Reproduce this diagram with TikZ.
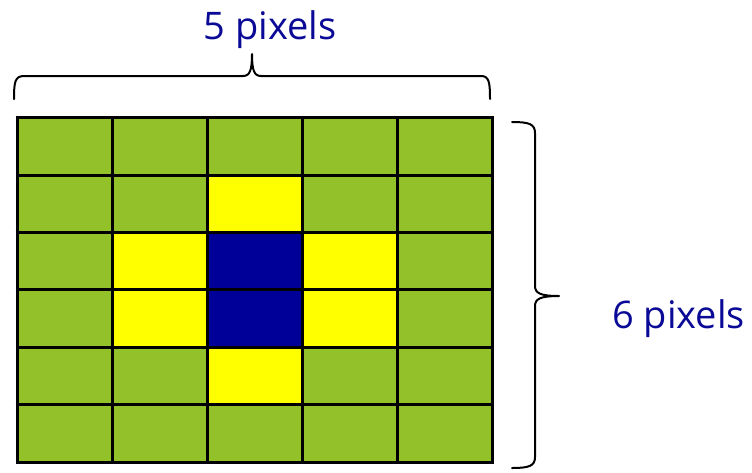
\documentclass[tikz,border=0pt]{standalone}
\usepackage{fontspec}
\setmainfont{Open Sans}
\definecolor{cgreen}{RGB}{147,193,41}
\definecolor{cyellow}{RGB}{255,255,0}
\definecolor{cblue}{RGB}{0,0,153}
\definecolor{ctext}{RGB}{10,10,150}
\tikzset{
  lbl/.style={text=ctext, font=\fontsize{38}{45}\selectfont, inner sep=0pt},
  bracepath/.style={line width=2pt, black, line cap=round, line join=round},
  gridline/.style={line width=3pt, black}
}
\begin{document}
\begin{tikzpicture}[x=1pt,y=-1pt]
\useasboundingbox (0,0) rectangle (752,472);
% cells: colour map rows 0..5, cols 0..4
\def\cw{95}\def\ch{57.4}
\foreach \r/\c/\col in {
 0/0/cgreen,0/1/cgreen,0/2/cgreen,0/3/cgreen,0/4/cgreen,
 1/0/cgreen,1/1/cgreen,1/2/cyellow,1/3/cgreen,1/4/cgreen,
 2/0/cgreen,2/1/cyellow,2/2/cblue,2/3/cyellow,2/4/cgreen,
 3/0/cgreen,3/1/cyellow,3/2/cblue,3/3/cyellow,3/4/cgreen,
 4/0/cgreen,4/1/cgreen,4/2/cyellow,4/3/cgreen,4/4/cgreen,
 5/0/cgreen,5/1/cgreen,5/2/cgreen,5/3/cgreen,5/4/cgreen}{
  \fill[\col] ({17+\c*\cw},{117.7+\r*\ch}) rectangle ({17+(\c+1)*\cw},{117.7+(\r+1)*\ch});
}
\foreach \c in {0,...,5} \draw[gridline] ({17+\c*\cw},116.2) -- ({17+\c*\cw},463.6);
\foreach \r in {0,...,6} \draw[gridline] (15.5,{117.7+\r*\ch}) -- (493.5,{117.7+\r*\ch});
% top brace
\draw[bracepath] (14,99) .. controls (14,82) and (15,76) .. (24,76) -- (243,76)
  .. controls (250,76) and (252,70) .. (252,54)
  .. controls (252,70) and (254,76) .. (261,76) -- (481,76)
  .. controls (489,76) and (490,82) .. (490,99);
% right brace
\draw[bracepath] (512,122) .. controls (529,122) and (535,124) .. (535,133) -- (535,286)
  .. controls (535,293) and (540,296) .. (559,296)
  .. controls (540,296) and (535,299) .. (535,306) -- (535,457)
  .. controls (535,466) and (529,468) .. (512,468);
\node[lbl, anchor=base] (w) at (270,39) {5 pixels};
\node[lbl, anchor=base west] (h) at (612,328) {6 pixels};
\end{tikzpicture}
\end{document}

++++++++++

What is needed: Reproduce the material above in full and without alteration, but skip all pictures.

Task solution:
Reproduce this diagram with TikZ.
\documentclass[tikz,border=0pt]{standalone}
\usepackage{fontspec}
\setmainfont{Open Sans}
\definecolor{cgreen}{RGB}{147,193,41}
\definecolor{cyellow}{RGB}{255,255,0}
\definecolor{cblue}{RGB}{0,0,153}
\definecolor{ctext}{RGB}{10,10,150}
\tikzset{
  lbl/.style={text=ctext, font=\fontsize{38}{45}\selectfont, inner sep=0pt},
  bracepath/.style={line width=2pt, black, line cap=round, line join=round},
  gridline/.style={line width=3pt, black}
}
\begin{document}
\begin{tikzpicture}[x=1pt,y=-1pt]
\useasboundingbox (0,0) rectangle (752,472);
% cells: colour map rows 0..5, cols 0..4
\def\cw{95}\def\ch{57.4}
\foreach \r/\c/\col in {
 0/0/cgreen,0/1/cgreen,0/2/cgreen,0/3/cgreen,0/4/cgreen,
 1/0/cgreen,1/1/cgreen,1/2/cyellow,1/3/cgreen,1/4/cgreen,
 2/0/cgreen,2/1/cyellow,2/2/cblue,2/3/cyellow,2/4/cgreen,
 3/0/cgreen,3/1/cyellow,3/2/cblue,3/3/cyellow,3/4/cgreen,
 4/0/cgreen,4/1/cgreen,4/2/cyellow,4/3/cgreen,4/4/cgreen,
 5/0/cgreen,5/1/cgreen,5/2/cgreen,5/3/cgreen,5/4/cgreen}{
  \fill[\col] ({17+\c*\cw},{117.7+\r*\ch}) rectangle ({17+(\c+1)*\cw},{117.7+(\r+1)*\ch});
}
\foreach \c in {0,...,5} \draw[gridline] ({17+\c*\cw},116.2) -- ({17+\c*\cw},463.6);
\foreach \r in {0,...,6} \draw[gridline] (15.5,{117.7+\r*\ch}) -- (493.5,{117.7+\r*\ch});
% top brace
\draw[bracepath] (14,99) .. controls (14,82) and (15,76) .. (24,76) -- (243,76)
  .. controls (250,76) and (252,70) .. (252,54)
  .. controls (252,70) and (254,76) .. (261,76) -- (481,76)
  .. controls (489,76) and (490,82) .. (490,99);
% right brace
\draw[bracepath] (512,122) .. controls (529,122) and (535,124) .. (535,133) -- (535,286)
  .. controls (535,293) and (540,296) .. (559,296)
  .. controls (540,296) and (535,299) .. (535,306) -- (535,457)
  .. controls (535,466) and (529,468) .. (512,468);
\node[lbl, anchor=base] (w) at (270,39) {5 pixels};
\node[lbl, anchor=base west] (h) at (612,328) {6 pixels};
\end{tikzpicture}
\end{document}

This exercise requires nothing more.